> What is expected: Without the pictures, return all of the material exactly as written.

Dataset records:

╭──

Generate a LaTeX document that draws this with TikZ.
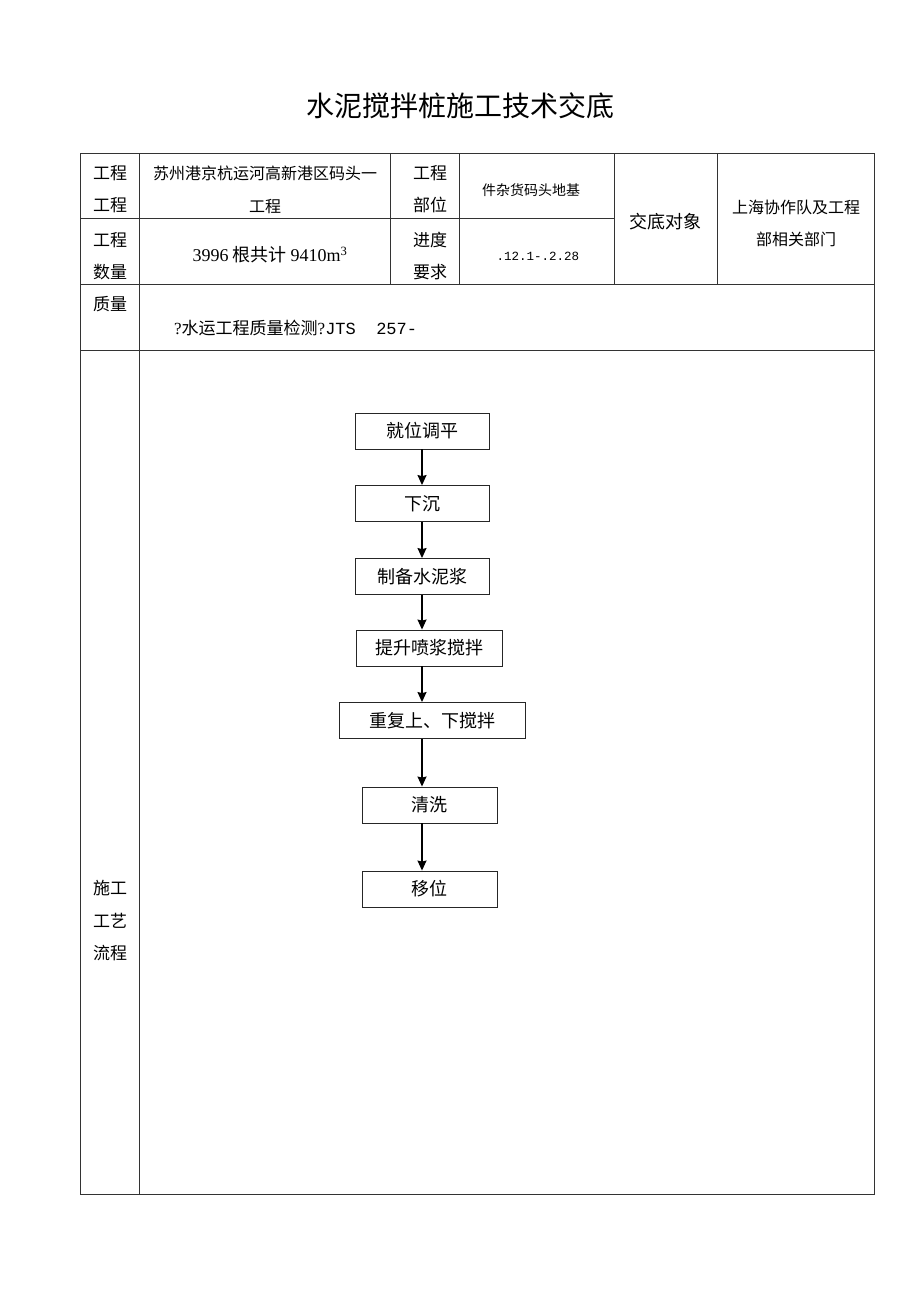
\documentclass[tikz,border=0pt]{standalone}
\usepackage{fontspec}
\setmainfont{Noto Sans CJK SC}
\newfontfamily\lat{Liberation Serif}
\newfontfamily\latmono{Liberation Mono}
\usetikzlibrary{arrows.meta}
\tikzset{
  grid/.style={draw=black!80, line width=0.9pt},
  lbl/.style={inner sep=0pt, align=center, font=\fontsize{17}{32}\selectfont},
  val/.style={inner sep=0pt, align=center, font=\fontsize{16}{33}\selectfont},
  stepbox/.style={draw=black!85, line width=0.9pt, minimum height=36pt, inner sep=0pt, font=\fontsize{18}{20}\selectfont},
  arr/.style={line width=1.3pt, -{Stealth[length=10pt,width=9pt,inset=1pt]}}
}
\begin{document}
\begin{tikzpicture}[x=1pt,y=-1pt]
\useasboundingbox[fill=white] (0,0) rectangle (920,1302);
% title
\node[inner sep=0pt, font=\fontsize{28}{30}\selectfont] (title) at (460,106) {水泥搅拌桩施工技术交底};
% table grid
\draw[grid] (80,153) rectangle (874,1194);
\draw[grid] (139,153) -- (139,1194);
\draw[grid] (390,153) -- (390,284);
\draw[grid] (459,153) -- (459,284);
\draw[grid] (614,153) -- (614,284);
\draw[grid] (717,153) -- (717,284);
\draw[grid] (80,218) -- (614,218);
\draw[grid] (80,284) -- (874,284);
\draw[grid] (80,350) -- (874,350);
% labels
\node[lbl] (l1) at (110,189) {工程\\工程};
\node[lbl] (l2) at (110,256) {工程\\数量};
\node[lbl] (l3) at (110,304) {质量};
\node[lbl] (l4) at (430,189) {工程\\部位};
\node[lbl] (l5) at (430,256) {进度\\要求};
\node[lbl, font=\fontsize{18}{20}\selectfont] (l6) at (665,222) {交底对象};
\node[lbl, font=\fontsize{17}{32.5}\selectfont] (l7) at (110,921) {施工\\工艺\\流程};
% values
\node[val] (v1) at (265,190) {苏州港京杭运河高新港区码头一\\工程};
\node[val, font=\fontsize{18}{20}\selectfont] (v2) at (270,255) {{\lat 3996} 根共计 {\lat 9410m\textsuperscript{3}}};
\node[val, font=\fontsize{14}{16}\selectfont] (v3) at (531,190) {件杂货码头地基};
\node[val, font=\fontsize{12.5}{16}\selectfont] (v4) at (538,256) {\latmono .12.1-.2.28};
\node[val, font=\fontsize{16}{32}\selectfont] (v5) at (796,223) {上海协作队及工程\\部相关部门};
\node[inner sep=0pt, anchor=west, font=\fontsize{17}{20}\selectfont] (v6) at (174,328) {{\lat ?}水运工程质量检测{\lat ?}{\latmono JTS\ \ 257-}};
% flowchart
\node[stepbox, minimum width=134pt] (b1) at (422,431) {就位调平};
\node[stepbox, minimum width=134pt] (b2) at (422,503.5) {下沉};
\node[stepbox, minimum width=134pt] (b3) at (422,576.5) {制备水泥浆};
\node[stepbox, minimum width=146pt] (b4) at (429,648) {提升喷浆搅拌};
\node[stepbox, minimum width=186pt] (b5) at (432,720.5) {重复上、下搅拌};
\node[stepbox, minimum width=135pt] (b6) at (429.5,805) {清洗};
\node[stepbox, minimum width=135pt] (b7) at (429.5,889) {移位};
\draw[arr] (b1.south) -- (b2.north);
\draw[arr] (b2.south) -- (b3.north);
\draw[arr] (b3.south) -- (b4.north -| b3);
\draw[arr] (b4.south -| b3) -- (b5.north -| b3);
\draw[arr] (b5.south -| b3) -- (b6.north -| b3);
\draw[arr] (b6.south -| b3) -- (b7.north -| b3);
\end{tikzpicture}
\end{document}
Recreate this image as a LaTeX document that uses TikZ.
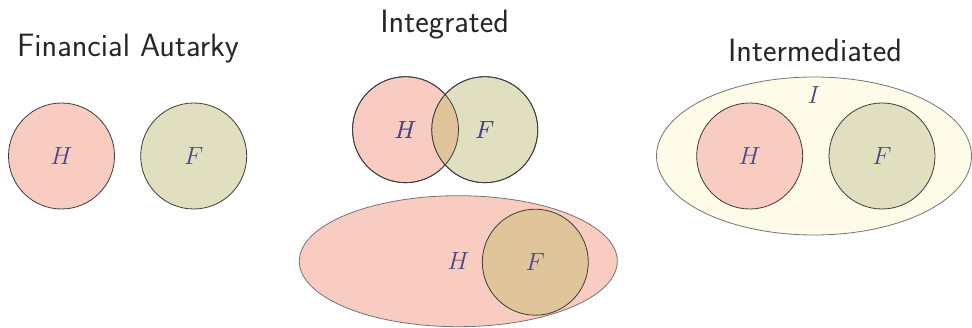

╰──

> Solution to this exercise:
Generate a LaTeX document that draws this with TikZ.
\documentclass[tikz,border=0pt]{standalone}
\usepackage{fontspec}
\setmainfont{Noto Sans CJK SC}
\newfontfamily\lat{Liberation Serif}
\newfontfamily\latmono{Liberation Mono}
\usetikzlibrary{arrows.meta}
\tikzset{
  grid/.style={draw=black!80, line width=0.9pt},
  lbl/.style={inner sep=0pt, align=center, font=\fontsize{17}{32}\selectfont},
  val/.style={inner sep=0pt, align=center, font=\fontsize{16}{33}\selectfont},
  stepbox/.style={draw=black!85, line width=0.9pt, minimum height=36pt, inner sep=0pt, font=\fontsize{18}{20}\selectfont},
  arr/.style={line width=1.3pt, -{Stealth[length=10pt,width=9pt,inset=1pt]}}
}
\begin{document}
\begin{tikzpicture}[x=1pt,y=-1pt]
\useasboundingbox[fill=white] (0,0) rectangle (920,1302);
% title
\node[inner sep=0pt, font=\fontsize{28}{30}\selectfont] (title) at (460,106) {水泥搅拌桩施工技术交底};
% table grid
\draw[grid] (80,153) rectangle (874,1194);
\draw[grid] (139,153) -- (139,1194);
\draw[grid] (390,153) -- (390,284);
\draw[grid] (459,153) -- (459,284);
\draw[grid] (614,153) -- (614,284);
\draw[grid] (717,153) -- (717,284);
\draw[grid] (80,218) -- (614,218);
\draw[grid] (80,284) -- (874,284);
\draw[grid] (80,350) -- (874,350);
% labels
\node[lbl] (l1) at (110,189) {工程\\工程};
\node[lbl] (l2) at (110,256) {工程\\数量};
\node[lbl] (l3) at (110,304) {质量};
\node[lbl] (l4) at (430,189) {工程\\部位};
\node[lbl] (l5) at (430,256) {进度\\要求};
\node[lbl, font=\fontsize{18}{20}\selectfont] (l6) at (665,222) {交底对象};
\node[lbl, font=\fontsize{17}{32.5}\selectfont] (l7) at (110,921) {施工\\工艺\\流程};
% values
\node[val] (v1) at (265,190) {苏州港京杭运河高新港区码头一\\工程};
\node[val, font=\fontsize{18}{20}\selectfont] (v2) at (270,255) {{\lat 3996} 根共计 {\lat 9410m\textsuperscript{3}}};
\node[val, font=\fontsize{14}{16}\selectfont] (v3) at (531,190) {件杂货码头地基};
\node[val, font=\fontsize{12.5}{16}\selectfont] (v4) at (538,256) {\latmono .12.1-.2.28};
\node[val, font=\fontsize{16}{32}\selectfont] (v5) at (796,223) {上海协作队及工程\\部相关部门};
\node[inner sep=0pt, anchor=west, font=\fontsize{17}{20}\selectfont] (v6) at (174,328) {{\lat ?}水运工程质量检测{\lat ?}{\latmono JTS\ \ 257-}};
% flowchart
\node[stepbox, minimum width=134pt] (b1) at (422,431) {就位调平};
\node[stepbox, minimum width=134pt] (b2) at (422,503.5) {下沉};
\node[stepbox, minimum width=134pt] (b3) at (422,576.5) {制备水泥浆};
\node[stepbox, minimum width=146pt] (b4) at (429,648) {提升喷浆搅拌};
\node[stepbox, minimum width=186pt] (b5) at (432,720.5) {重复上、下搅拌};
\node[stepbox, minimum width=135pt] (b6) at (429.5,805) {清洗};
\node[stepbox, minimum width=135pt] (b7) at (429.5,889) {移位};
\draw[arr] (b1.south) -- (b2.north);
\draw[arr] (b2.south) -- (b3.north);
\draw[arr] (b3.south) -- (b4.north -| b3);
\draw[arr] (b4.south -| b3) -- (b5.north -| b3);
\draw[arr] (b5.south -| b3) -- (b6.north -| b3);
\draw[arr] (b6.south -| b3) -- (b7.north -| b3);
\end{tikzpicture}
\end{document}
Recreate this image as a LaTeX document that uses TikZ.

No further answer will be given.